Laminating a layer of drywall over old plaster is common, is fine, as long as there are not cosmetic issues with burying window and door trim.
You will still have to build out every electrical outlet, wall switch, and light fixture box for proper and safe electrical wiring practices.
Adding a layer of drywall (you could even use lighter 1/4" thick material) over plaster indeed avoids the demolition mess, thus is faster and cheaper.
However that does not address the insulation question. You might consider
1. First, obtain a more accurate assessment of the extent and type of building insulation present - if any.
2. Based on 1., obtain bids on blowing in insulation into walls - from outside or from inside.
3. If insulation is to be blown-in to the building from inside the time to do that is before installing your layer of drywall over the older plaster walls and ceilings.
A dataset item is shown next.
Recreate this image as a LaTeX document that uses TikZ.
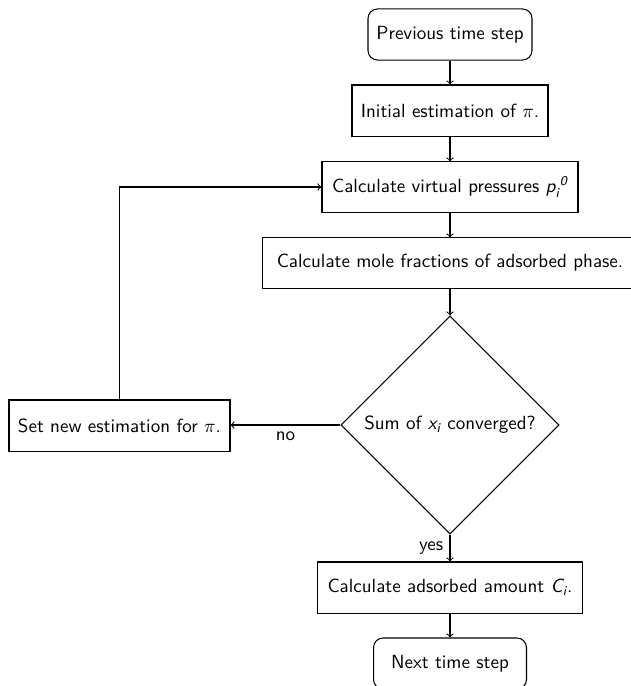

Indeed instead of blowing in insulation (the most effective approach and one that usually minimizes air leakage) you could
- install a radiant barrier between the new drywall and old plaster (slight benefit)
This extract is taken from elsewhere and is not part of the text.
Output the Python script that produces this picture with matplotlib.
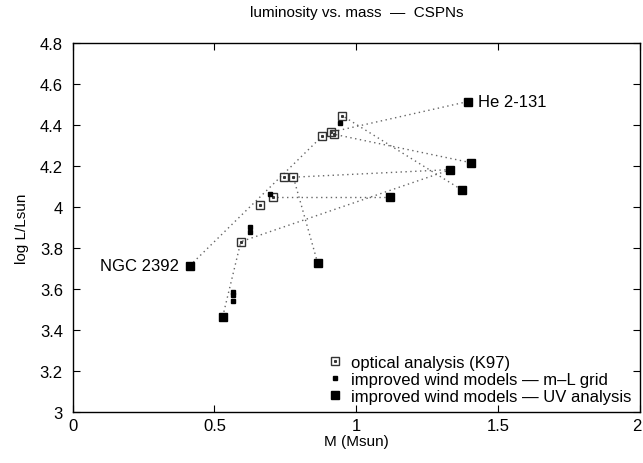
import numpy as np
import matplotlib.pyplot as plt
from matplotlib.transforms import ScaledTranslation

plt.rcParams['font.family'] = ['Liberation Sans', 'DejaVu Sans']

# optical analysis (K97)
opt_m = [0.950, 0.909, 0.922, 0.879, 0.746, 0.778, 0.705, 0.659, 0.593]
opt_l = [4.445, 4.364, 4.354, 4.344, 4.145, 4.145, 4.050, 4.011, 3.831]

# improved wind models - m-L grid
ml_m = [0.942, 0.697, 0.626, 0.626, 0.564, 0.564, 0.566]
ml_l = [4.411, 4.065, 3.900, 3.878, 3.588, 3.570, 3.541]

# improved wind models - UV analysis
uv_m = [1.392, 1.403, 1.332, 1.371, 1.118, 0.864, 0.413, 0.529]
uv_l = [4.513, 4.216, 4.182, 4.084, 4.050, 3.726, 3.714, 3.466]

# (uv index, optical index) pairs joined by dotted lines
links = [(0, 1), (1, 2), (2, 5), (3, 0), (4, 6), (5, 5), (6, 3), (7, 8), (2, 8)]

fig = plt.figure(figsize=(6.43, 4.64), dpi=100)
ax = fig.add_axes([0.113, 0.1093, 0.8823, 0.7965])

for u, o in links:
    ax.plot([uv_m[u], opt_m[o]], [uv_l[u], opt_l[o]], ls=(0, (1, 2.5)),
            color='#666666', lw=1.0)

h_box, = ax.plot(opt_m, opt_l, ls='none', marker='s', ms=6, mfc='none', mec='#333333', mew=1.0)
h_dot, = ax.plot(opt_m, opt_l, ls='none', marker='s', ms=1.2, color='#333333')
h_ml, = ax.plot(ml_m, ml_l, ls='none', marker='s', ms=2.8, color='black')
h_uv, = ax.plot(uv_m, uv_l, ls='none', marker='s', ms=6, color='black')

ax.text(1.43, 4.513, 'He 2-131', fontsize=12, va='center', ha='left')
ax.text(0.375, 3.714, 'NGC 2392', fontsize=12, va='center', ha='right')

ax.set_xlim(0, 2)
ax.set_ylim(3, 4.8)
ax.set_xticks([0, 0.5, 1, 1.5, 2])
ax.set_xticklabels(['0', '0.5', '1', '1.5', '2'])
yt = np.round(np.arange(3, 4.81, 0.2), 1)
ax.set_yticks(yt)
ax.set_yticklabels(['%g' % v for v in yt])
ax.tick_params(direction='in', top=True, right=True, length=5, labelsize=12)
ax.tick_params(axis='y', pad=7)
ax.tick_params(axis='x', pad=4)
for s in ax.spines.values():
    s.set_linewidth(1.0)
# keep the last x label inside the canvas
last = ax.get_xticklabels()[-1]
last.set_transform(last.get_transform() + ScaledTranslation(-3 / 100, 0, fig.dpi_scale_trans))

ax.set_xlabel('M (Msun)', fontsize=11, labelpad=1)
ax.set_ylabel('log L/Lsun', fontsize=11, labelpad=8)
ax.set_title('luminosity vs. mass  —  CSPNs', fontsize=11, pad=19)

ax.legend([(h_box, h_dot), h_ml, h_uv],
          ['optical analysis (K97)', 'improved wind models — m–L grid',
           'improved wind models — UV analysis'],
          loc='lower right', frameon=False, fontsize=12, handletextpad=0.5,
          borderaxespad=0.1, labelspacing=0.12, handlelength=1.0)

fig.savefig('out.png', dpi=100)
- install a layer of 1" high-R solid foam board insulation between the old plaster and new drywall - figure a maximum of r-8 per inch which will be less than if you blow insulation into a 3 1/2" deep wall cavity; this approach will certainly add to the finish work on the interior as in addition to building out the electrical components I cited above, you'll have to build out or remove and replace all trim in the rooms: windows, doors, floor, ceiling.
- install solid foam insulation over furring to give an air space to increase the R-value of the wall - same extra work as the option I just cited.
If you consider the amount of labor in these additional higher R- approaches to wall insulation, the appeal of blowing into the walls increases.